Представляю грустную улыбку адмирала Рожественского в то время, когда писал он свой рапорт с одобрением проекта лейтенанта Щеглова. Ведь будь такое положение введено хоть за пару лет до японской войны, 2-я эскадра и вышла бы вовремя, и снабжена была бы как надо и чем надо. Ладно, что было — было. Вернемся к показаниям фон Берендса.
Стрельбы были ежедневно
«Интересно, из каких таких источников брали бы запасы для практической стрельбы гг. репортеры газет, когда в запас было отпущено всего 20% боевого комплекта, это на эскадру, посланную за 30 тысяч миль почти, считая вокруг Капштадта, идущую без всякой базы в пути, идущую с целью прорваться с боем в Артур или Владивосток?»
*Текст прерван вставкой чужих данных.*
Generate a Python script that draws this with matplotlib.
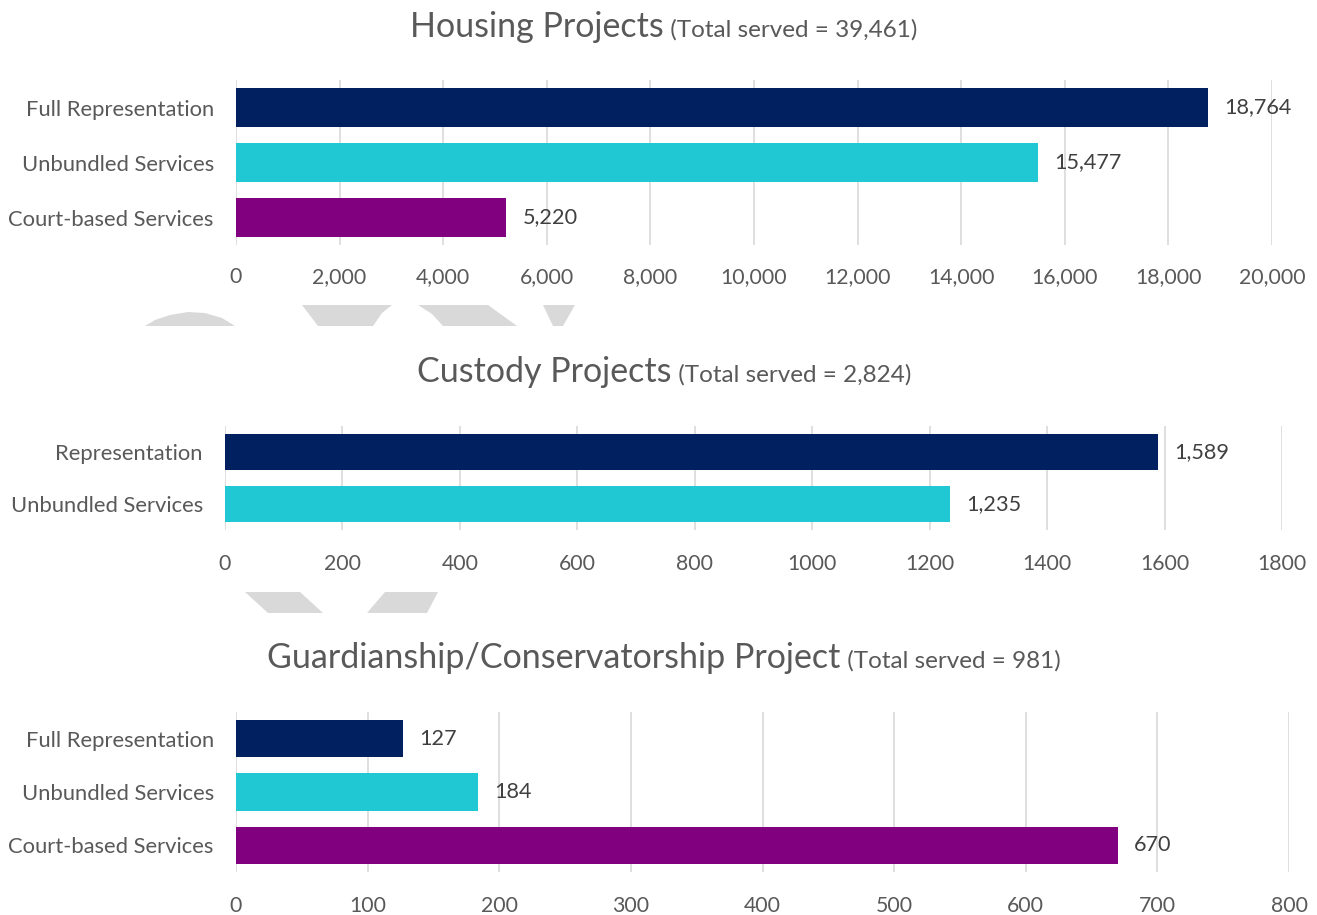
import matplotlib.pyplot as plt
from matplotlib.patches import Polygon
from matplotlib.ticker import FuncFormatter

W, H = 1317, 915

housing_cats = ["Full Representation", "Unbundled Services", "Court-based Services"]
housing_vals = [18764, 15477, 5220]
housing_total = "39,461"

custody_cats = ["Representation", "Unbundled Services"]
custody_vals = [1589, 1235]
custody_total = "2,824"

guard_cats = ["Full Representation", "Unbundled Services", "Court-based Services"]
guard_vals = [127, 184, 670]
guard_total = "981"

NAVY = "#002060"
CYAN = "#1FC8D3"
PURPLE = "#800080"
BAR_COLORS = [NAVY, CYAN, PURPLE]
TXT = "#595959"
VAL = "#404040"
GRID = "#D9D9D9"
FONT = "Lato"

plt.rcParams["font.family"] = FONT

fig = plt.figure(figsize=(W / 100, H / 100), dpi=100, facecolor="white")


def px_axes(left, right, top, bottom):
    return fig.add_axes([left / W, 1 - bottom / H, (right - left) / W, (bottom - top) / H])


def draw_panel(box, cats, vals, xmax, step, comma_ticks, title, total, baseline_y, tick_pad):
    ax = px_axes(*box)
    y = list(range(len(cats)))
    ax.barh(y, vals, height=0.7, color=BAR_COLORS[: len(cats)], zorder=3)
    ax.set_xlim(0, xmax)
    ax.set_ylim(len(cats) - 0.5, -0.5)
    ax.set_yticks(y)
    ax.set_yticklabels(cats, fontsize=15.8, color=TXT)
    ax.set_xticks(range(0, xmax + 1, step))
    if comma_ticks:
        ax.xaxis.set_major_formatter(FuncFormatter(lambda v, p: f"{int(v):,}"))
    ax.tick_params(axis="x", labelsize=15.3, labelcolor=TXT, length=0, pad=tick_pad)
    ax.tick_params(axis="y", length=0, pad=16)
    ax.grid(axis="x", color=GRID, linewidth=1.2, zorder=0)
    for s in ax.spines.values():
        s.set_visible(False)
    ax.set_facecolor("none")
    for yi, v in zip(y, vals):
        ax.annotate(f"{v:,}", xy=(v, yi), xytext=(11.5, 0), textcoords="offset points",
                    ha="left", va="center", fontsize=15.6, color=VAL)

    t1 = fig.text(0, 1 - baseline_y / H, title, fontsize=24.5, color=TXT,
                  va="baseline", ha="left")
    t2 = fig.text(0, 1 - baseline_y / H, f" (Total served = {total})", fontsize=17.5,
                  color=TXT, va="baseline", ha="left")
    fig.canvas.draw()
    r = fig.canvas.get_renderer()
    w1 = t1.get_window_extent(r).width
    w2 = t2.get_window_extent(r).width
    x0 = 664 - (w1 + w2) / 2
    t1.set_x(x0 / W)
    t2.set_x((x0 + w1) / W)
    return ax


# faint watermark fragments peeking between the panels
shapes = [
    [(145, 326), (155, 320), (170, 315), (188, 312), (205, 313), (222, 318), (235, 326)],
    [(302, 305), (392, 305), (382, 313), (373, 326), (318, 326)],
    [(418, 305), (488, 305), (517, 326), (443, 326), (432, 314)],
    [(543, 305), (575, 305), (563, 326), (553, 326)],
    [(245, 592), (300, 592), (323, 613), (268, 613)],
    [(385, 592), (438, 592), (427, 613), (367, 613)],
]
for pts in shapes:
    fig.patches.append(Polygon([(x / W, 1 - yy / H) for x, yy in pts], closed=True,
                               transform=fig.transFigure, facecolor="#D9D9D9",
                               edgecolor="none", zorder=0))

draw_panel((236, 1272, 80, 245), housing_cats, housing_vals, 20000, 2000, True,
           "Housing Projects", housing_total, 37, 16)
draw_panel((225, 1282, 426, 530), custody_cats, custody_vals, 1800, 200, False,
           "Custody Projects", custody_total, 382, 17)
draw_panel((236, 1289, 712, 872), guard_cats, guard_vals, 800, 100, False,
           "Guardianship/Conservatorship Project", guard_total, 668, 17)

fig.savefig("out.png", dpi=100, facecolor="white")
Вмешаемся еще раз в показания лейтенанта: мы уже говорили и увидим дальше, что стрельба эскадры в бою была «на ять». Что само по себе является чудом. Но как это могло произойти? Может быть, потому, что несмотря на все созданные условия:
«Стрельбы были: была ежедневно с 8 до 101/2 часов утра наводка; весь путь до Цусимы, сличались ежедневно пресловутые дальномеры. Велись занятия глазомером, для чего ежедневно в 8 часов утра по сигналу с “Суворова” “Изумруд” и “Жемчуг” отходили на показанный румб в сторону, постоянно со спуском исполнительного флага, меняя расстояние, по которому велась эскадренная наводка, сличение дальномеров, упражнения в глазомере, занятия с дальномерщиками…» [216]
216
См. Гл. 5.2, раздел: Приказ № 29 от 10 января 1905 года.